Fake Pharmaceuticals A Growing Concern for Regulators

While most of the prescription drugs sold in the United States are what they appear to be on their packaging, a growing number of counterfeit pharmaceuticals have infiltrated foreign markets. A wide range of drugs, from Viagra to heart and cancer medicines, have been found to be faked or made in substandard facilities with minimal quality control, Fierce Pharma reported.

Officials recognize that the problem is on the rise, but regulating the entire supply chain from raw materials to retailers is a complex and difficult task. Dan Rather recently reported on counterfeit drugs being sold in Lagos, Nigeria. Many small markets in Lagos were found to be selling fake prescription drugs. Thousands of people have died in Nigeria after taking fake malaria drugs that failed to cure the deadly illness, the article said.

U.S. pharmaceutical companies spend millions of dollars to combat counterfeit drug operations around the world, both to protect profits and to save lives, the Huffington Post article reported. Government pharmaceutical regulators in India currently offer rewards for information on counterfeit drug producers and have increased legal consequences for those convicted of selling fake drugs, the Fierce Pharma article said.

A Star article exposed the rampant counterfeit drug production problem in India. The article said, “Experts say the global fake-drug industry, worth about $90 billion (U.S.), causes the deaths of almost 1 million people a year and is contributing to a rise in drug resistance.”

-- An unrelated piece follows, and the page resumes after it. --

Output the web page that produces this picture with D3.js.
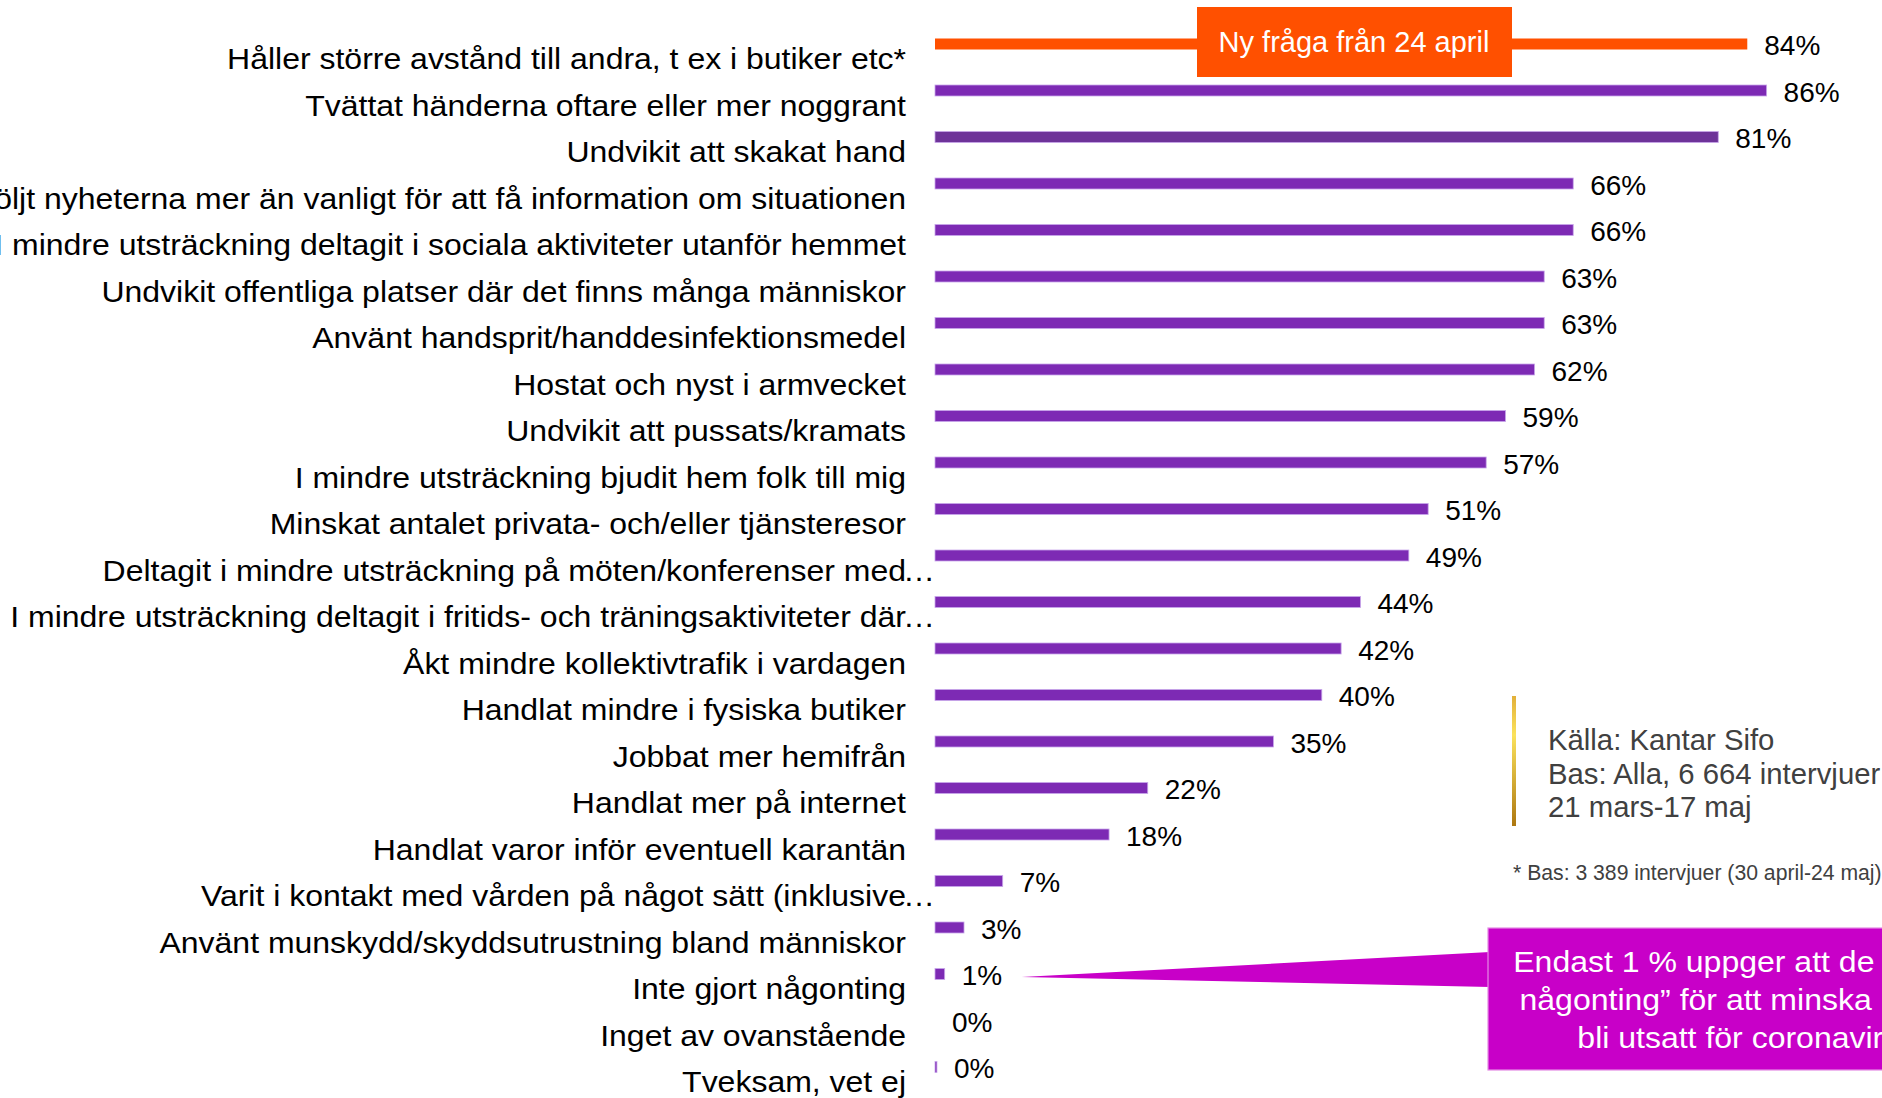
<!DOCTYPE html>
<html>
<head>
<meta charset="utf-8">
<script src="https://cdn.jsdelivr.net/npm/d3@7"></script>
<style>
    body { margin: 0; background: #fff; }
    svg { display: block; font-family: "Liberation Sans", Arial, sans-serif; }
</style>
</head>
<body>
<svg id="chart" width="1882" height="1098"></svg>
<script>
const categories = [
    "Håller större avstånd till andra, t ex i butiker etc*",
    "Tvättat händerna oftare eller mer noggrant",
    "Undvikit att skakat hand",
    "Följt nyheterna mer än vanligt för att få information om situationen",
    "I mindre utsträckning deltagit i sociala aktiviteter utanför hemmet",
    "Undvikit offentliga platser där det finns många människor",
    "Använt handsprit/handdesinfektionsmedel",
    "Hostat och nyst i armvecket",
    "Undvikit att pussats/kramats",
    "I mindre utsträckning bjudit hem folk till mig",
    "Minskat antalet privata- och/eller tjänsteresor",
    "Deltagit i mindre utsträckning på möten/konferenser med…",
    "I mindre utsträckning deltagit i fritids- och träningsaktiviteter där…",
    "Åkt mindre kollektivtrafik i vardagen",
    "Handlat mindre i fysiska butiker",
    "Jobbat mer hemifrån",
    "Handlat mer på internet",
    "Handlat varor inför eventuell karantän",
    "Varit i kontakt med vården på något sätt (inklusive…",
    "Använt munskydd/skyddsutrustning bland människor",
    "Inte gjort någonting",
    "Inget av ovanstående",
    "Tveksam, vet ej"
];

const values = [84, 86, 81, 66, 66, 63, 63, 62, 59, 57, 51, 49, 44, 42, 40, 35, 22, 18, 7, 3, 1, 0, 0.2];

// questions added later in the survey (drawn in orange)
const newQuestions = ["Håller större avstånd till andra, t ex i butiker etc*"];
const newQuestionNote = "Ny fråga från 24 april";

const sourceLines = ["Källa: Kantar Sifo", "Bas: Alla, 6 664 intervjuer", "21 mars-17 maj"];
const footnote = "* Bas: 3 389 intervjuer (30 april-24 maj)";

const calloutCategory = "Inte gjort någonting";
const calloutLines = [
    "Endast 1 % uppger att de ”inte gjort",
    "någonting” för att minska risken att",
    "bli utsatt för coronaviruset."
];

class Barchart {
    constructor() {
        this.svg = d3.select("#chart");
        this.labelRight = 906;
        this.barHeight = 11;
        this.purple = "#7d2ab4";
        this.orange = "#ff5000";
        this.magenta = "#c800c8";
        // the slide text is slightly stretched horizontally
        this.stretch = 1.056;

        this.x = d3.scaleLinear()
            .domain([0, 100])
            .range([935, 1902]);

        this.y = d3.scalePoint()
            .domain(categories)
            .range([44, 1067]);

        this.data = categories.map((c, i) => ({ cat: c, value: values[i] }));

        this.drawBars();
        this.drawLabels();
        this.drawNewQuestionNote();
        this.drawSource();
        this.drawCallout();
    }

    drawBars() {
        let that = this;
        this.svg.append("g")
            .selectAll("rect")
            .data(this.data.filter(d => d.value > 0))
            .join("rect")
            .attr("x", that.x(0))
            .attr("y", d => that.y(d.cat) - that.barHeight / 2)
            .attr("width", d => that.x(d.value) - that.x(0))
            .attr("height", that.barHeight)
            .attr("fill", d => newQuestions.includes(d.cat) ? that.orange
                : (d.cat === "Undvikit att skakat hand" ? "#6e3399" : that.purple))
            .attr("stroke", d => newQuestions.includes(d.cat) ? "none" : "#c8a6ea")
            .attr("stroke-width", 0.8);

        // value labels
        this.svg.append("g")
            .selectAll("text")
            .data(this.data)
            .join("text")
            .attr("x", d => that.x(d.value) + 17)
            .attr("y", d => that.y(d.cat) + 11)
            .attr("font-size", 28)
            .attr("fill", "#000")
            .text(d => Math.round(d.value) + "%");
    }

    drawLabels() {
        let that = this;
        let g = this.svg.append("g").attr("font-size", 30.3).attr("fill", "#000");

        g.selectAll("text.cat")
            .data(this.data)
            .join("text")
            .attr("class", "cat")
            .attr("transform", d => `translate(${that.labelRight},${that.y(d.cat) + 25}) scale(${that.stretch},1)`)
            .attr("text-anchor", "end")
            .text(d => d.cat.replace("…", ""));

        // truncated labels: the ellipsis hangs past the right edge
        g.selectAll("text.ell")
            .data(this.data.filter(d => d.cat.endsWith("…")))
            .join("text")
            .attr("class", "ell")
            .attr("transform", d => `translate(${that.labelRight - 3},${that.y(d.cat) + 25}) scale(${that.stretch},1)`)
            .text("…");
    }

    drawNewQuestionNote() {
        let cy = this.y(newQuestions[0]);
        let g = this.svg.append("g");
        g.append("rect")
            .attr("x", 1197)
            .attr("y", cy - 37)
            .attr("width", 315)
            .attr("height", 70)
            .attr("fill", this.orange);
        g.append("text")
            .attr("x", 1354)
            .attr("y", cy + 8)
            .attr("text-anchor", "middle")
            .attr("font-size", 29)
            .attr("fill", "#fff")
            .text(newQuestionNote);
    }

    drawSource() {
        let defs = this.svg.append("defs");
        let grad = defs.append("linearGradient")
            .attr("id", "gold")
            .attr("x1", 0).attr("y1", 0).attr("x2", 0).attr("y2", 1);
        grad.append("stop").attr("offset", "0%").attr("stop-color", "#e2b03a");
        grad.append("stop").attr("offset", "30%").attr("stop-color", "#fbe25c");
        grad.append("stop").attr("offset", "100%").attr("stop-color", "#ad7710");

        this.svg.append("rect")
            .attr("x", 1512)
            .attr("y", 696)
            .attr("width", 4)
            .attr("height", 130)
            .attr("fill", "url(#gold)");

        this.svg.append("g")
            .selectAll("text")
            .data(sourceLines)
            .join("text")
            .attr("x", 1548)
            .attr("y", (d, i) => 750 + i * 33.5)
            .attr("font-size", 29.3)
            .attr("fill", "#404040")
            .text(d => d);

        this.svg.append("text")
            .attr("x", 1513)
            .attr("y", 880)
            .attr("font-size", 21.2)
            .attr("fill", "#404040")
            .text(footnote);
    }

    drawCallout() {
        let cy = this.y(calloutCategory);
        let tipX = this.x(values[categories.indexOf(calloutCategory)]) + 77;
        let g = this.svg.append("g");

        g.append("polygon")
            .attr("points", [[tipX, cy + 3], [1490, cy - 22], [1490, cy + 13]].join(" "))
            .attr("fill", this.magenta);

        g.append("rect")
            .attr("x", 1488)
            .attr("y", 928)
            .attr("width", 560)
            .attr("height", 142)
            .attr("fill", this.magenta)
            .attr("stroke", "#e48ae4")
            .attr("stroke-width", 1.2);

        g.selectAll("text")
            .data(calloutLines)
            .join("text")
            .attr("transform", (d, i) => `translate(1765,${972 + i * 38}) scale(1.067,1)`)
            .attr("text-anchor", "middle")
            .attr("font-size", 30)
            .attr("fill", "#fff")
            .text(d => d);
    }
}

new Barchart();
</script>
</body>
</html>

Experts estimate that anywhere from 1% to 25% of drugs produced in India are counterfeit. The reward program started by the Indian Health Ministry offers $55,000 for information on fake pharmaceutical drug producers. Anyone convicted of selling fake drugs in India can currently be sentenced to life in prison. Officials arrested 147 people last year alone in fake drug cases.

Fake pharmaceuticals include expired drugs, water-filled vials, and chalk powder in packets and capsules. Experts and regulators remain uncertain about the amount of counterfeit pharmaceuticals on the global market, but they estimate much higher percentages in third world countries than those in more developed nations.